I loved my attendees’ enthusiasm and intelligence. Most people had already written at least part of a manuscript and were savvy about the requirements of their genre. Many in the group rose valiantly to my challenge of writing the dreaded 2-line elevator pitch. They are writing all kinds of cool stuff: space operas, high fantasy and snappy realistic YA to name just a few. The thoughtful Kerry Gans blogged about her experience here.
I sat in on Kelly Simmon’s last class on Plot. Kelly is a popular writer of suspenseful fiction. She drew a chart depicting the various kinds of writers: dreamer, outliner, driven worker bee, and what I call “pantser.” I agree with her feeling that most writers should "dream" more before they begin the writing process. That means not only conceptualizing your story and the characters that will inhabit it, but it also means doing many free-writes and prewriting. Free-writing from the antagonist’s POV as well.
Marie Lamba, an expert in publicizing her books, lectured on Marketing. And the agent panel did not disappoint. Agent Stacia Decker, from Donald Maass Literary spoke of her love for suspense and crime fiction. Stacia reps one of my absolute fave writers, Cherie Priest. Frances Collin and her co-agent, Sarah Yake, who rep a wide range of fiction, shared their thoughts on the digital revolution and ePubbing. One believes that the age of paper books is almost over, while the other (ironically the younger of the two) believes that both will be around for many years.
Gregory Frost, fantasy author of Shadowbridge led a 3-segment class on Character. I squeaked into the last class, where he had the whole room laughing about a fictitious character they created en masse. The fictitious man was a single firefighter, and lapsed Catholic who played bagpipes and sported a flame tattoo. Woo boy, lookout! I particularly appreciated Gregory’s insightful take on the literary potency of the symbolic self versus the real self. In other words, the “gap” in self-perception that could make a basically moral man rationalize his crime such as murder. The vast gulf between how one sees oneself and one’s actual actions in the world can be huge, and ripe material for fiction.
Eileen D’Angelo, Carol Sabik-Jaffe, Catherine DePino and Don Lafferty did a great job of organizing the conference, and making people feel welcome. If I forgot anyone, I thank you too. Eileen and I can be seen in the above photo. Hey, what do you want for a low-light scene shot with an iPhone 4? I had to run out before I could get more photos, and I confess, I missed the keynote speaker Solomon Jones, though I heard he was rousing. My excuse was that my brother’s rock band was playing that night up in Bluebell. It’s awesome that he put together a bunch of musicians who happen to be high-level accountants! Who knew accountants could rock out? Anyway, my brother John’s drumming was great, and the pulled pork and baked beans were tasty.

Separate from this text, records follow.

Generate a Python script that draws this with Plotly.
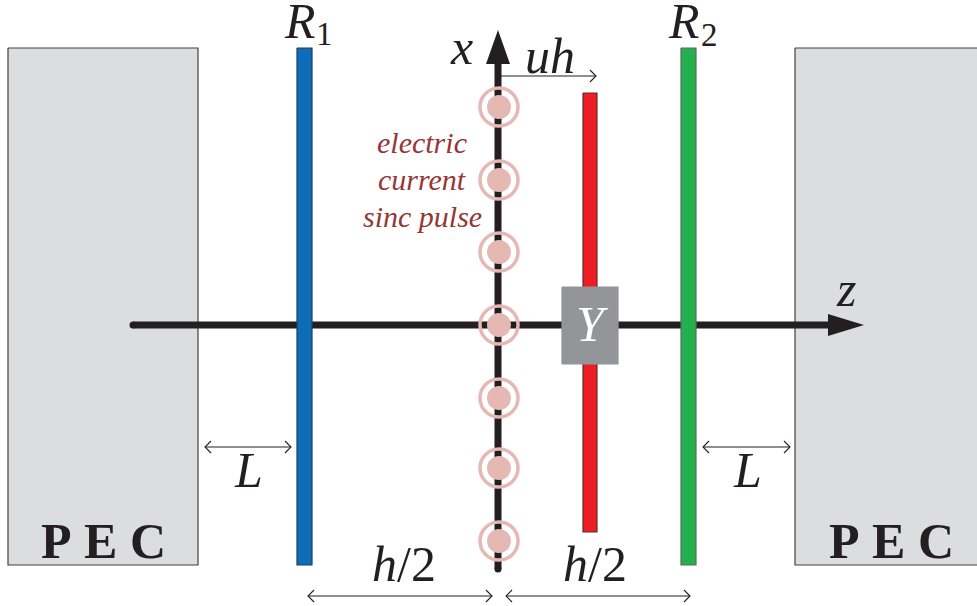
import plotly.graph_objects as go

W, H = 977, 606
BLACK = "#231f20"
PINK = "#e6b8b3"
SERIF = "Liberation Serif"

# Blocks: name, x0, x1, y0, y1, fill, outline
block_names = ["PEC left", "PEC right", "R1", "R2", "sheet", "Y"]
block_x0 = [8, 795, 297, 681, 583, 562]
block_x1 = [198, 980, 312, 696, 597, 618]
block_y0 = [48, 48, 48, 48, 93, 287]
block_y1 = [565, 565, 565, 565, 532, 364]
block_fill = ["#dcddde", "#dcddde", "#0f6cb6", "#22b14c", "#ee1c25", "#939598"]
block_edge = ["#404040", "#404040", "#1c3f5e", "#5a6a60", "#5a3030", "#939598"]

# Thick axes
z_axis_x = [133, 832]
z_axis_y = [325, 325]
z_head_x = [828, 864, 828, 828]
z_head_y = [314, 325, 336, 314]
x_axis_x = [498, 498]
x_axis_y = [569, 60]
x_head_x = [486, 498, 510, 486]
x_head_y = [64, 30, 64, 64]

# Sheet of current sources
src_x = [499, 499, 499, 499, 499, 499, 499]
src_y = [107, 180, 252, 325, 398, 468, 541]

# Thin dimension arrows: x0, x1, y, both ends?
dim_x0 = [205, 703, 308, 506, 498]
dim_x1 = [291, 790, 492, 690, 596]
dim_y = [447, 447, 596, 596, 76]
dim_both = [True, True, True, True, False]

# Labels
label_text = ["<i>R</i>", "1", "<i>R</i>", "2", "<i>x</i>", "<i>uh</i>", "<i>z</i>", "<i>Y</i>",
              "<i>L</i>", "<i>L</i>", "<i>h</i>/2", "<i>h</i>/2",
              "<b>P</b>", "<b>E</b>", "<b>C</b>", "<b>P</b>", "<b>E</b>", "<b>C</b>",
              "<i>electric</i>", "<i>current</i>", "<i>sinc pulse</i>"]
label_x = [300, 324, 684, 709, 461, 550, 846, 592, 248, 747, 404, 595,
           56, 100, 148, 844, 888, 936, 422, 422, 422]
label_y = [21, 34, 21, 35, 47, 56, 289, 324, 470, 470, 564, 564,
           541, 541, 541, 541, 541, 541, 142, 179, 216]
label_size = [50, 33, 50, 33, 50, 50, 50, 50, 50, 50, 50, 50,
              50, 50, 50, 50, 50, 50, 30, 30, 30]
label_color = [BLACK, BLACK, BLACK, BLACK, BLACK, BLACK, BLACK, "white",
               BLACK, BLACK, BLACK, BLACK,
               BLACK, BLACK, BLACK, BLACK, BLACK, BLACK,
               "#953735", "#953735", "#953735"]

fig = go.Figure()


def block(i):
    xs = [block_x0[i], block_x1[i], block_x1[i], block_x0[i], block_x0[i]]
    ys = [block_y0[i], block_y0[i], block_y1[i], block_y1[i], block_y0[i]]
    fig.add_trace(go.Scatter(x=xs, y=ys, mode="lines", fill="toself", fillcolor=block_fill[i],
                             line=dict(color=block_edge[i], width=1.2), name=block_names[i]))


# PEC blocks and the red sheet sit beneath the axes
for i in [0, 1, 4]:
    block(i)

fig.add_trace(go.Scatter(x=z_axis_x, y=z_axis_y, mode="lines", line=dict(color=BLACK, width=7)))
fig.add_trace(go.Scatter(x=z_axis_x[:1], y=z_axis_y[:1], mode="markers",
                         marker=dict(color=BLACK, size=7)))
fig.add_trace(go.Scatter(x=z_head_x, y=z_head_y, mode="lines", fill="toself", fillcolor=BLACK,
                         line=dict(color=BLACK, width=0)))
fig.add_trace(go.Scatter(x=x_axis_x, y=x_axis_y, mode="lines", line=dict(color=BLACK, width=7)))
fig.add_trace(go.Scatter(x=x_axis_x[:1], y=x_axis_y[:1], mode="markers",
                         marker=dict(color=BLACK, size=7)))
fig.add_trace(go.Scatter(x=x_head_x, y=x_head_y, mode="lines", fill="toself", fillcolor=BLACK,
                         line=dict(color=BLACK, width=0)))

# R1, R2 and the Y box sit above the axes
for i in [2, 3, 5]:
    block(i)

# Current sources: outer ring and inner disc
fig.add_trace(go.Scatter(x=src_x, y=src_y, mode="markers",
                         marker=dict(size=38, color="rgba(0,0,0,0)", line=dict(color=PINK, width=3.5))))
fig.add_trace(go.Scatter(x=src_x, y=src_y, mode="markers",
                         marker=dict(size=24, color=PINK, line=dict(width=0))))

# Dimension arrows
HEAD = 6
for x0, x1, y, both in zip(dim_x0, dim_x1, dim_y, dim_both):
    xs = [x0, x1, None, x1 - HEAD, x1, x1 - HEAD]
    ys = [y, y, None, y - HEAD, y, y + HEAD]
    if both:
        xs += [None, x0 + HEAD, x0, x0 + HEAD]
        ys += [None, y - HEAD, y, y + HEAD]
    fig.add_trace(go.Scatter(x=xs, y=ys, mode="lines", line=dict(color=BLACK, width=1.1)))

for t, x, y, s, c in zip(label_text, label_x, label_y, label_size, label_color):
    fig.add_annotation(x=x, y=y, text=t, showarrow=False, xanchor="center", yanchor="middle",
                       font=dict(family=SERIF, size=s, color=c))

fig.update_layout(
    width=W, height=H, autosize=False, showlegend=False,
    margin=dict(l=0, r=0, t=0, b=0, pad=0),
    paper_bgcolor="white", plot_bgcolor="white",
    xaxis=dict(range=[0, W], visible=False, fixedrange=True),
    yaxis=dict(range=[H, 0], visible=False, fixedrange=True),
)
fig.write_html("out.html", config={"displayModeBar": False},
               default_width=f"{W}px", default_height=f"{H}px",
               post_script="document.body.style.margin='0';document.body.style.overflow='hidden';")
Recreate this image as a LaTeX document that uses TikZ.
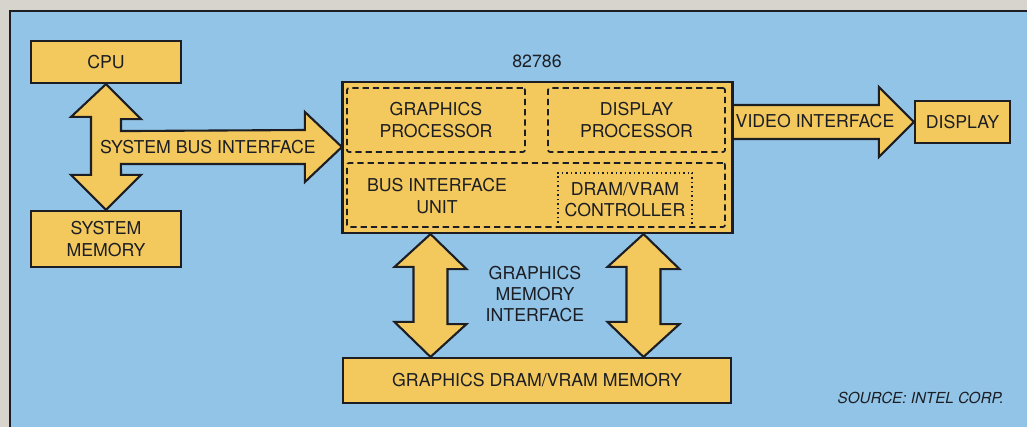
\documentclass[tikz,border=0pt]{standalone}
\usepackage{fontspec}
\setmainfont{TeX Gyre Heros}
\usetikzlibrary{calc}
\definecolor{paper}{RGB}{214,212,205}
\definecolor{bgblue}{RGB}{145,196,231}
\definecolor{chipyellow}{RGB}{243,201,94}
\definecolor{ink}{RGB}{28,30,36}

\begin{document}
\begin{tikzpicture}[x=0.025cm, y=-0.025cm,
    box/.style={draw=ink, fill=chipyellow, line width=1.5pt, inner sep=0pt, align=center, text=ink},
    part/.style={draw=ink, line width=1.2pt, dash pattern=on 4.5pt off 2.8pt, rounded corners=1.5pt, inner sep=0pt, align=center, text=ink},
    fat/.style={draw=ink, fill=chipyellow, line width=1.5pt, line join=miter},
    lbl/.style={text=ink, align=center, inner sep=0pt},
    font=\fontsize{12.6}{15}\selectfont]
    \useasboundingbox (0,0) rectangle (1027,427);
    \fill[paper] (-5,-5) rectangle (1035,435);
    \fill[bgblue] (10,11) rectangle (1035,435);
    \draw[ink, line width=0.9pt] (10,435) -- (10,11) -- (1035,11);

    \node[box, minimum width=3.75cm, minimum height=1.05cm] (cpu) at (106,62) {CPU};
    \node[box, minimum width=3.75cm, minimum height=1.4cm] (sysmem) at (106,239) {SYSTEM\\MEMORY};
    \node[box, minimum width=9.725cm, minimum height=3.775cm] (chip) at (537.5,157.5) {};
    \node[box, minimum width=2.375cm, minimum height=1.05cm] (display) at (962.5,122) {DISPLAY};
    \node[box, minimum width=9.7cm, minimum height=1.125cm] (gmem) at (537,380.5) {GRAPHICS DRAM/VRAM MEMORY};
    \coordinate (bustip) at (chip.west |- 0,147);

    \draw[fat] (cpu.south) -- ++(35,35) -- ++(-20,0) -- ++(0,12) -- ($(bustip)+(-37,-17)$)
        -- ++(0,-18) -- (bustip) -- ++(-37,35) -- ++(0,-18) -- ++(-184,0)
        -- ($(sysmem.north)+(15,-35)$) -- ++(20,0) -- (sysmem.north) -- ++(-35,-35)
        -- ++(20,0) -- ++(0,-58) -- ++(-20,0) -- cycle;
    \draw[fat] ($(chip.east |- display.west)+(0,-17)$) -- ($(display.west)+(-35,-17)$) -- ++(0,-18)
        -- (display.west) -- ++(-35,35) -- ++(0,-18) -- ($(chip.east |- display.west)+(0,17)$);
    \foreach \dx in {-107,106} {
        \draw[fat] ($(chip.south)+(\dx,0)$) -- ++(36,35) -- ++(-19,0) -- ++(0,55) -- ++(19,0)
            -- ($(gmem.north)+(\dx+0.5,0)$) -- ++(-36,-35) -- ++(19,0) -- ++(0,-55) -- ++(-19,0) -- cycle;
    }
    \draw[ink, line width=1.5pt] (chip.north east) -- (chip.south east);
    \draw[ink, line width=1.5pt] (chip.north west) -- (chip.south west);

    \node[part, minimum width=4.45cm, minimum height=1.6cm] (gproc) at (436,120) {GRAPHICS\\PROCESSOR};
    \node[part, minimum width=4.425cm, minimum height=1.6cm] (dproc) at (636.5,120) {DISPLAY\\PROCESSOR};
    \node[part, minimum width=9.45cm, minimum height=1.6cm] (biu) at (536,195) {};
    \node[lbl] (biutext) at (437,196) {BUS INTERFACE\\UNIT};
    \node[lbl, minimum width=3.35cm, minimum height=1.35cm] (dramctl) at (625,200) {DRAM/VRAM\\CONTROLLER};
    \draw[ink, line width=1.2pt, dash pattern=on 1.2pt off 2pt] (dramctl.south west) -- (dramctl.north west)
        -- (dramctl.north east) -- (dramctl.south east);

    \node[lbl] (chipname) at (537,61) {82786};
    \node[lbl] (buslbl) at (208,147) {SYSTEM BUS INTERFACE};
    \node[lbl] (vidlbl) at (815,121) {VIDEO INTERFACE};
    \node[lbl] (gmemlbl) at (535,294) {GRAPHICS\\MEMORY\\INTERFACE};
    \node[lbl, anchor=east, font=\fontsize{10.8}{12}\itshape] (source) at (1004,398) {SOURCE: INTEL CORP.};
\end{tikzpicture}
\end{document}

All-in-all, I had a wonderful time at the PWC meeting people, and talking shop with fellow teachers and students. If you’re a writer near the Philly area, do consider going. If you’re not, I recommend attending another writing conference. It helps motivate, inspire and build your writing community. Have you attended a writing conference or retreat? What was your favorite one so far, and what was the most valuable thing you learned from it?